2.) According to ‘S’, gulping olive oil is the reasons why Italians have such long life spans.
3.) No one is allowed to leave the table until all food is finished. Good thing he talked for two and a half hours…it gave us time to get hungry again for round two.
4.) Italians like to laugh. Loud. No alcohol is needed.
5.) I really want to go to Italy. I think I’ll plan a trip there in April. [25-year-old Aimee’s side note: I did do this. Because of ‘S’.]
6.) Couch surfing is a bigger project than I had thought. Apparently, ‘S’ started out as a couch surfer in ‘M’’s apartment a couple of months ago. They became friends, so when ‘S’ landed a transportation internship in Geneva, he asked if he could move in with ‘M’ for 3 months.
7.) ‘S’ likes to dance. After the dishes, he proceeded to invite all three of us to go to a Salsa club.
‘ML’ and I ended up going with him and meeting up with ‘M’; ‘D’ stayed back.
Walking into this club, I felt like I had stepped out of Switzerland and into Barcelona or something because these people could salsa like no other. It took me a while just to stop watching in amazement that someone could move like that. ‘M’ and ‘S’ spent the rest of the night introducing us to their friends and trying to teach us how to salsa. Eventually, I got the hang of it, and it ended up being a really fun night.
The next day was our last day in Geneva; we were getting on a train that evening to go to Lausanne. We showed ‘ML’ the Jet d’Eau and the Brunswick monument, but then we decided to visit the old town.
We visited the St. Pierre Cathedrale and climbed up all the way to the top so we had this amazing view of the whole city and the lake. We were up there around midday, we realized that we had VIP spots to hear the bells; they started chiming at noon in the bell tower that was only a couple of yards away from where we stood. After that, we actually met up with two more friends of ours from IECS (my exchange program). Their names are ‘O’ and ‘E’ from Montreal, and we spent the rest of the afternoon with them. We saw the Reformation Wall, which really wasn’t all that special because I suppose it is just one of those things that you go to visit just because someone else says it’s important. In all seriousness, though, it commemorates the Reformation movement and its key players, like John Calvin. Geneva was the birthplace of the Protestant movement, and Calvin preached in the cathedral, and based many of his lectures in the city.
Later that afternoon, we had coffee at this café (where a large coffee is about half the size of a small coffee in the States), and then went on a boat tour of Lac Leman and saw this archaeological museum in the basement of the Cathedral.
There’s nothing too special to report about the boat ride, but I fell in love with the Archaeological Site at St.
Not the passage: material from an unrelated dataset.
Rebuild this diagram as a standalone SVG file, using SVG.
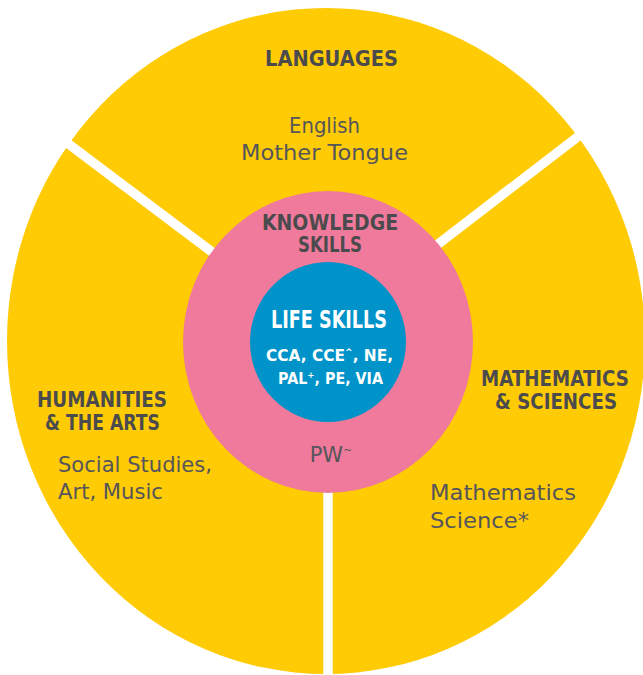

Pierre’s Cathedral because I’ve concluded that I have an infatuation with old things. Underneath the Cathedral, they had preserved the relics of the original foundation, and the original baptismal fonts and crypts. We had an audio-guided tour, but the museum wasn’t like a typical museum because you walked on these bridge-like devices through the actual old foundation…right over stone that was centuries upon centuries old. The whole museum had this spectacular “I’m back in the time of Christ” feeling.
Fast forward through the train ride (I did a little dance when I successfully boarded a train without running to catch it). We arrived in Lausanne and it was—bummer—raining and pitch black.